Monday, February 6th, 2023
Monday, February 6th, 2023

Breaking News for

Sportsmen Since 1967

ARs under consideration for Sterling Forest lands

Tuxedo, N.Y. – Sterling Forest State Park is looking at a
proposal to impose antler restrictions on bucks harvested in the
park.

The suggestion comes from some of the deer hunters themselves;
more than 4,500 hunters head afield in the 13,000 acres open to
hunting in the park.

Officials invited hunters who have used the park in the past to
take part in a meeting July 15 to discuss antler restrictions and
several other proposals.

Those ideas surfaced as a result of a hunter survey, said park
manager Jim Gell.

The point of the meeting was to look at ways the park can
improve hunting opportunities with the help of the users
themselves, Gell said.

“We issue 4,500 annual permits to hunt in the park. We do
surveys every year,” he said. “The last few years, one suggestion
has been to impose antler restrictions in part or all of the park.
In the last survey, the number rose to 62 percent of hunters in
favor and 29 percent opposed. So we thought it was something we
should look into. 

“Hunters really appreciated being asked. It was a very positive
meeting,” Gell said. “When we start talking about antler
restrictions, there is some polarity there.”
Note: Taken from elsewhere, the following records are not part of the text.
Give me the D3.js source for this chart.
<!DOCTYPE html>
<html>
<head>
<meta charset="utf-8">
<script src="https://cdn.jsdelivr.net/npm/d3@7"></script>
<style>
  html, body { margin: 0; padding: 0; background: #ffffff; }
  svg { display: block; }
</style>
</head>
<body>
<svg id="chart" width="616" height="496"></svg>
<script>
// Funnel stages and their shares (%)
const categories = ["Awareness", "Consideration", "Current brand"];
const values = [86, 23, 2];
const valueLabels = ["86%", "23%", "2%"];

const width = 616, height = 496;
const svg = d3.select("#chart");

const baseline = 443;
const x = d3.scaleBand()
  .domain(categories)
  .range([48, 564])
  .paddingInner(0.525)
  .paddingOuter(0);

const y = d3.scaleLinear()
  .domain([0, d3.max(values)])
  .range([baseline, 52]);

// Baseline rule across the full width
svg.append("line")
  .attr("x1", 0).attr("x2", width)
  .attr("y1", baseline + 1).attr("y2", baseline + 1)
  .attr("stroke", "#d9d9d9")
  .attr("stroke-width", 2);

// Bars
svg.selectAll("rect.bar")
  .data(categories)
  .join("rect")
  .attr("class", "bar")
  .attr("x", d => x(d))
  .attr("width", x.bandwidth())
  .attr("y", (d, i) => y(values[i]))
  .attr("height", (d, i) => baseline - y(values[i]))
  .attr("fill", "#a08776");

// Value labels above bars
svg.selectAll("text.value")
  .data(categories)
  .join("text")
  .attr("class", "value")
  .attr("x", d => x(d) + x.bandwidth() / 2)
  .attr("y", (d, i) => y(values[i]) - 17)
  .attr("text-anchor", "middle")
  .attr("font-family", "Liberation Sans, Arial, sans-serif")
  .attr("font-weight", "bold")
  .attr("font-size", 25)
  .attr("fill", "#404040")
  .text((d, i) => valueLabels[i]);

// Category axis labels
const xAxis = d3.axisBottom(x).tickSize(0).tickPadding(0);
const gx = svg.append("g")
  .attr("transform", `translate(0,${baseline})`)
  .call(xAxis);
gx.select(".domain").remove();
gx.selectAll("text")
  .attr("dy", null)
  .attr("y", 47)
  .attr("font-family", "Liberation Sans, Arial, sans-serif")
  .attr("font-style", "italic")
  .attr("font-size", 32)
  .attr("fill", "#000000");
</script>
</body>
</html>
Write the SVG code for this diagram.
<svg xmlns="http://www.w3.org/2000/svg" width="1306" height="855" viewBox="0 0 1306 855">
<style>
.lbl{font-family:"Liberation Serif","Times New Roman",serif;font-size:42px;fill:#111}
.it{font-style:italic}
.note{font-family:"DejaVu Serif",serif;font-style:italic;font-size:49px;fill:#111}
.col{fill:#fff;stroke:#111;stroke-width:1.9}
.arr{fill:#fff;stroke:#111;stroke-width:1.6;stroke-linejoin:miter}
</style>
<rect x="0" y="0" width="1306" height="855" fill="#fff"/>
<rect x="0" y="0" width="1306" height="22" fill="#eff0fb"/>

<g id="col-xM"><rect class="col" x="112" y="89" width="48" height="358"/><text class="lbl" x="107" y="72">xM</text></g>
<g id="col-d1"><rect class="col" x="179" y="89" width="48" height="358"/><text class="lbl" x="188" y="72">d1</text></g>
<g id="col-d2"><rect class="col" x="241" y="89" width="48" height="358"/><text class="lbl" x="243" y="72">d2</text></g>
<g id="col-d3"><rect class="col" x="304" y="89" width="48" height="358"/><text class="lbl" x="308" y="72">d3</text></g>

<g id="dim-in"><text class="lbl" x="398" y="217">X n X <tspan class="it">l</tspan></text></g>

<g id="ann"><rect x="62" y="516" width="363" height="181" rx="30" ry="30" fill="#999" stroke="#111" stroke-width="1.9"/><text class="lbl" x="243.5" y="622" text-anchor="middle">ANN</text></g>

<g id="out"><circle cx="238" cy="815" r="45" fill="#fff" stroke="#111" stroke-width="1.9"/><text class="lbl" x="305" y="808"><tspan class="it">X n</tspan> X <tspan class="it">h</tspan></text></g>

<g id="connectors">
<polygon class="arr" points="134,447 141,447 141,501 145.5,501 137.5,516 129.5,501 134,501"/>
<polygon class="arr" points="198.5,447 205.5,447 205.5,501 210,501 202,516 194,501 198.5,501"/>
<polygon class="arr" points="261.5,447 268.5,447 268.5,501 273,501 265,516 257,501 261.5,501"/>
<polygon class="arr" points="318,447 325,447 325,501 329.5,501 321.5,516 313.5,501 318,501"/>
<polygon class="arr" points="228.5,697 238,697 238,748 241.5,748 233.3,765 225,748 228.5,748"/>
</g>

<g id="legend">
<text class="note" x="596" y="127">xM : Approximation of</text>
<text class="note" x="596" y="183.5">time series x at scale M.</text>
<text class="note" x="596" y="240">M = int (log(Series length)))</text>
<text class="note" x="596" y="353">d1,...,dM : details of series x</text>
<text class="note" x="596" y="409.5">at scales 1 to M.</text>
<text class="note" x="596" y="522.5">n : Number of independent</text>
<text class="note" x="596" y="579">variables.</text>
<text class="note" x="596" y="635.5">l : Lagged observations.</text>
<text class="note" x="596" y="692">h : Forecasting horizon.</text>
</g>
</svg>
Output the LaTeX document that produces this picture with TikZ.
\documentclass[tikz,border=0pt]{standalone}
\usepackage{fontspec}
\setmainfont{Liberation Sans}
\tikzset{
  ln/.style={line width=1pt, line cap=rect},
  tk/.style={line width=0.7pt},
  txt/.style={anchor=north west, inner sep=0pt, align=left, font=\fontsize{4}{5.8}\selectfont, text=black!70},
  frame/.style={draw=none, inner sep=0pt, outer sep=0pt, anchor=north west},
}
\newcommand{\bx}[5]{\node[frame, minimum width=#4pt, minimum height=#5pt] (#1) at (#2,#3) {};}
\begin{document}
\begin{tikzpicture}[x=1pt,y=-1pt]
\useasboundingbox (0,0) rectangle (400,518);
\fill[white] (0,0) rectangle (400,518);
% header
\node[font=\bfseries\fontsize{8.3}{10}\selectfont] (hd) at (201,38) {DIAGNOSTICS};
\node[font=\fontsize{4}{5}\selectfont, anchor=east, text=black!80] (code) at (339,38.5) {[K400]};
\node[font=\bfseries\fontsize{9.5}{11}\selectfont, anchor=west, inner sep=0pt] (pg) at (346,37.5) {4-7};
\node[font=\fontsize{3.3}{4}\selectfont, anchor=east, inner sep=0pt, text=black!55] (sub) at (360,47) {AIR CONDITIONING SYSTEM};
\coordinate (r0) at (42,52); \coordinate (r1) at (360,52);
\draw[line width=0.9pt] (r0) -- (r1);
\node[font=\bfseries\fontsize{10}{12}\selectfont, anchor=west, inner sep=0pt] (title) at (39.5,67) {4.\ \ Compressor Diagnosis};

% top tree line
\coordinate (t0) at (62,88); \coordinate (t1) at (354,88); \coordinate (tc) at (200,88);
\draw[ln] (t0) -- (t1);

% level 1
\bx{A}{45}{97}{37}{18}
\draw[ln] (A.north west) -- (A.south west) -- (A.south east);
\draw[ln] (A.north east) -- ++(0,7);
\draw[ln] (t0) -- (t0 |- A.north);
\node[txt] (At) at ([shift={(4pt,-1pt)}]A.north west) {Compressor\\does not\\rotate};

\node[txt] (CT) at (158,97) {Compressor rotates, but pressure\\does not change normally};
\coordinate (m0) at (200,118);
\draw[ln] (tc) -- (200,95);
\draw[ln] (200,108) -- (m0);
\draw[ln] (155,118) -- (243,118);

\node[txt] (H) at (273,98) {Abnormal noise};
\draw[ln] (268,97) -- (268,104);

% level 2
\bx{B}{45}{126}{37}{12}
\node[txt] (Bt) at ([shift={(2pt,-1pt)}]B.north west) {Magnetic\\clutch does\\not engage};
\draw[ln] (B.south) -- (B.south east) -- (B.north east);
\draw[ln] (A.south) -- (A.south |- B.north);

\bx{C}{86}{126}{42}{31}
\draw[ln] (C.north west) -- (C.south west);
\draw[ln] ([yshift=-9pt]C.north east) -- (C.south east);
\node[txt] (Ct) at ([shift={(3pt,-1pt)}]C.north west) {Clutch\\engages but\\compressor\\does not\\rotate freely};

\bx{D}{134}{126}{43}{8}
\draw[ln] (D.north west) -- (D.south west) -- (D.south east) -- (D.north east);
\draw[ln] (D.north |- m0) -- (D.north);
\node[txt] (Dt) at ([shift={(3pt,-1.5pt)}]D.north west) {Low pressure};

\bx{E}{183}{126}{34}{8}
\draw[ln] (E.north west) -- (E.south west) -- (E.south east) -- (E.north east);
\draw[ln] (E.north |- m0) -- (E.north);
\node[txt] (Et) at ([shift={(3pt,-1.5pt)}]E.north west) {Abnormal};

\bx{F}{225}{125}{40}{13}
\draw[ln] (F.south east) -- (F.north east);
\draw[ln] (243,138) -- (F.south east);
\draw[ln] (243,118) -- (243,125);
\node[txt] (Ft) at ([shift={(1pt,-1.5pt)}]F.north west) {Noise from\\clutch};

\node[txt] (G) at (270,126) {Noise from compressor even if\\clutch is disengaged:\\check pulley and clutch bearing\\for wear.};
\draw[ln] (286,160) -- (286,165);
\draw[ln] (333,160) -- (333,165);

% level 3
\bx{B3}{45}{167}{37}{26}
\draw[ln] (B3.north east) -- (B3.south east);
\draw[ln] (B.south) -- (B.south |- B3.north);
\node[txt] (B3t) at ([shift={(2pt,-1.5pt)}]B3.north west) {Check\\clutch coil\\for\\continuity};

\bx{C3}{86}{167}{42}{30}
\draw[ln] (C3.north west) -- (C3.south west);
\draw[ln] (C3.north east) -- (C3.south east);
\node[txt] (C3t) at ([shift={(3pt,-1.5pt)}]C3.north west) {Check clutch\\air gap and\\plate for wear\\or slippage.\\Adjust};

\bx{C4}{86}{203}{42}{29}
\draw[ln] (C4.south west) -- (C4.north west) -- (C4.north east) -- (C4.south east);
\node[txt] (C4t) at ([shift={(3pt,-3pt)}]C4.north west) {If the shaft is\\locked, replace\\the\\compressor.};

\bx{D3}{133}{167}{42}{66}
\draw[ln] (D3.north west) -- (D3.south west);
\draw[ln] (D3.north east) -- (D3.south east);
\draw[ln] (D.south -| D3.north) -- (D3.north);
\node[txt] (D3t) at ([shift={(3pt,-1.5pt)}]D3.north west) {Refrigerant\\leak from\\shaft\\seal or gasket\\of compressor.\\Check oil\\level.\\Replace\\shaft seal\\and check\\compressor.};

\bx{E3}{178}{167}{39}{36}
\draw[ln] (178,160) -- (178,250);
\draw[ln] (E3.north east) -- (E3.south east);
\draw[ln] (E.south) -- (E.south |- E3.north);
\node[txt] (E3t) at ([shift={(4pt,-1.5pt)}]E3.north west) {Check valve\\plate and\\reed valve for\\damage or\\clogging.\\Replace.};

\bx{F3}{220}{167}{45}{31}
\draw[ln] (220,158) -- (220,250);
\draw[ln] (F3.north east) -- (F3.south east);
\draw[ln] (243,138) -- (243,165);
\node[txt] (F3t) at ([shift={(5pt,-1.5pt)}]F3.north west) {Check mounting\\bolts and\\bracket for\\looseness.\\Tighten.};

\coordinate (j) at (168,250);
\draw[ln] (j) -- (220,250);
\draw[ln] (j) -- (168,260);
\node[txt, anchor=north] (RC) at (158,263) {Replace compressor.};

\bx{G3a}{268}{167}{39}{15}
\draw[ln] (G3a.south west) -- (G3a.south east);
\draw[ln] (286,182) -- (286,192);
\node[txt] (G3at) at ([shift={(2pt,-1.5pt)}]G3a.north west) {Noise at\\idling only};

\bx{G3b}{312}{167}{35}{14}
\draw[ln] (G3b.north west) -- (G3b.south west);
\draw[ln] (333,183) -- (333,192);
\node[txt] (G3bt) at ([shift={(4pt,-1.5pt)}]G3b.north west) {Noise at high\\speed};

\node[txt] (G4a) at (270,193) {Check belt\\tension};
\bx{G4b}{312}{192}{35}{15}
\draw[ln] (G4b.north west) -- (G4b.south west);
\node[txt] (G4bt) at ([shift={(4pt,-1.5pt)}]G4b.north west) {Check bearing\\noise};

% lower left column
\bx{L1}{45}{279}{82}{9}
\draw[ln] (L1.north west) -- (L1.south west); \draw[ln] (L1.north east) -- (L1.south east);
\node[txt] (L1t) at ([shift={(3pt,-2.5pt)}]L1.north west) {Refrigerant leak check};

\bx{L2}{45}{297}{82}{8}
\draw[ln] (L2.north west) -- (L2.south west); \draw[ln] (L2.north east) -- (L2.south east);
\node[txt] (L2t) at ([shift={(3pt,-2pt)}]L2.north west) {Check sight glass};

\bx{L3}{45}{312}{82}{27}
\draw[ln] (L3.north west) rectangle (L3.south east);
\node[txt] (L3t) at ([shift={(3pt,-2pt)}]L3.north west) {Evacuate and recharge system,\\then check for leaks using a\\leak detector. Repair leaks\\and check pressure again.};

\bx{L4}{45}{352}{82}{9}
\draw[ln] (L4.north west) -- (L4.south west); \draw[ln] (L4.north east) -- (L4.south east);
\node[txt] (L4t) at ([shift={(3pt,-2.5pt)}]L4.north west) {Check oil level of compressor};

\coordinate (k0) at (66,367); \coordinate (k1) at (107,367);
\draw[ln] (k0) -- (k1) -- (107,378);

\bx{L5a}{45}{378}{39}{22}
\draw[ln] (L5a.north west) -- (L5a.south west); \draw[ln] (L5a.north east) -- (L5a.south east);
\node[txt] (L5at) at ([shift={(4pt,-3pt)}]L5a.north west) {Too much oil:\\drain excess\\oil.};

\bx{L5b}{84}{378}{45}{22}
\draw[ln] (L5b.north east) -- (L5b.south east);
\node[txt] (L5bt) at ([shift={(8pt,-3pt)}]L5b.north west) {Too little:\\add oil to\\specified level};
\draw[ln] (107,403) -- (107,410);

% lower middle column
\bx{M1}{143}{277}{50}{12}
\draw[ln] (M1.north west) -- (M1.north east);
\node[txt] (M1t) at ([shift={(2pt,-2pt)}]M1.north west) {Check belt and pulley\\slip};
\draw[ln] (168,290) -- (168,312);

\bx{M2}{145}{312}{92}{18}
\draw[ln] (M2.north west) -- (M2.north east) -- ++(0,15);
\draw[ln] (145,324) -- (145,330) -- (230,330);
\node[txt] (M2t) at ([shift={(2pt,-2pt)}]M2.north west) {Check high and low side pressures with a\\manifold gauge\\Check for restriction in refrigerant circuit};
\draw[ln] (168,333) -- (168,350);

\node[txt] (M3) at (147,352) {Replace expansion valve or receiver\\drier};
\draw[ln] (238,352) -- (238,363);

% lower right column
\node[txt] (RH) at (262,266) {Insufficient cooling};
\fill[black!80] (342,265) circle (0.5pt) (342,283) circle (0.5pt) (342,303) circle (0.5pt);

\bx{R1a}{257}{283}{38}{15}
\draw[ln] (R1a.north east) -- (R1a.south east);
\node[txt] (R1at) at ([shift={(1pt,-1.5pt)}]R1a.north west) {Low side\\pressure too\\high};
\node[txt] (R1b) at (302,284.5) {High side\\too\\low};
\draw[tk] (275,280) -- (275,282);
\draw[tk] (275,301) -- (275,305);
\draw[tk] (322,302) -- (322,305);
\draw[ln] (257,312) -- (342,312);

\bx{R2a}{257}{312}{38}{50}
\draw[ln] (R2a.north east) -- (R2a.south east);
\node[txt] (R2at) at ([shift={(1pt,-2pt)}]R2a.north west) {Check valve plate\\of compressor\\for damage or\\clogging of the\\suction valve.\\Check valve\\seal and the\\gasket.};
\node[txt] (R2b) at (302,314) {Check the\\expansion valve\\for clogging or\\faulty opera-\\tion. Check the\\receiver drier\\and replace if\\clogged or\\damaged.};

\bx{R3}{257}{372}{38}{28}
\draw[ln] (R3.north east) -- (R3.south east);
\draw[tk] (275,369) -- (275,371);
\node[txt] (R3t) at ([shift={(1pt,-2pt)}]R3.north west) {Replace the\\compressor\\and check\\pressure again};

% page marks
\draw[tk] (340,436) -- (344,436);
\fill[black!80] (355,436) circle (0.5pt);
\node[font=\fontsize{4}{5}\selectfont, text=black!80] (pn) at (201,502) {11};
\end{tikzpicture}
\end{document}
Sterling Forest State Park comprises nearly 18,000 acres and
lies along the New Jersey border in Orange County. Hunting is one
of the primary attractions at the park.

Mandatory antler restrictions are already in place in the
portion of New Jersey adjacent to Sterling Forest.

Gell invited Charlie Fiscella, New York state chapter president
of the Quality Deer Management Association, to speak to the crowd
about antler restriction issues.

Fiscella doesn’t know what’s best for Sterling Forest. That’s
for the wildlife managers and the hunters to decide, he said.

The association’s job isn’t to impose its beliefs but to offer
guidance to hunters and others who are looking to improve deer
hunting opportunities, Fiscella said.

“We have three criteria – it needs to be based on honest data,
it has to be supported by a majority of hunters, and it needs an
objective monitoring program in place,” Fiscella said. “Our purpose
is education and information. They invited us to come and give a
well-rounded view of what antler restrictions are as a goal. Antler
restrictions are one tool in the toolbox. Any program has to be
site-specific.”

No decisions were made at the meeting and none is expected in
the near future, Gell said. Park and wildlife managers have a lot
of homework to do before deciding if any form of antler restriction
is in the best interest of hunters and the health of the deer herd,
he said.

“As a park, we have to consider other users, wildlife and plant
life and stuff,” he said. “We’d like to see the doe population
reduced. Our thinking is we’d like to have deer tread lightly on
the land here.

“We’re not really advocating quality deer management in the
park. We’re listening to the hunters,” Gell said. “We’re looking at
it, but no decisions have been made.”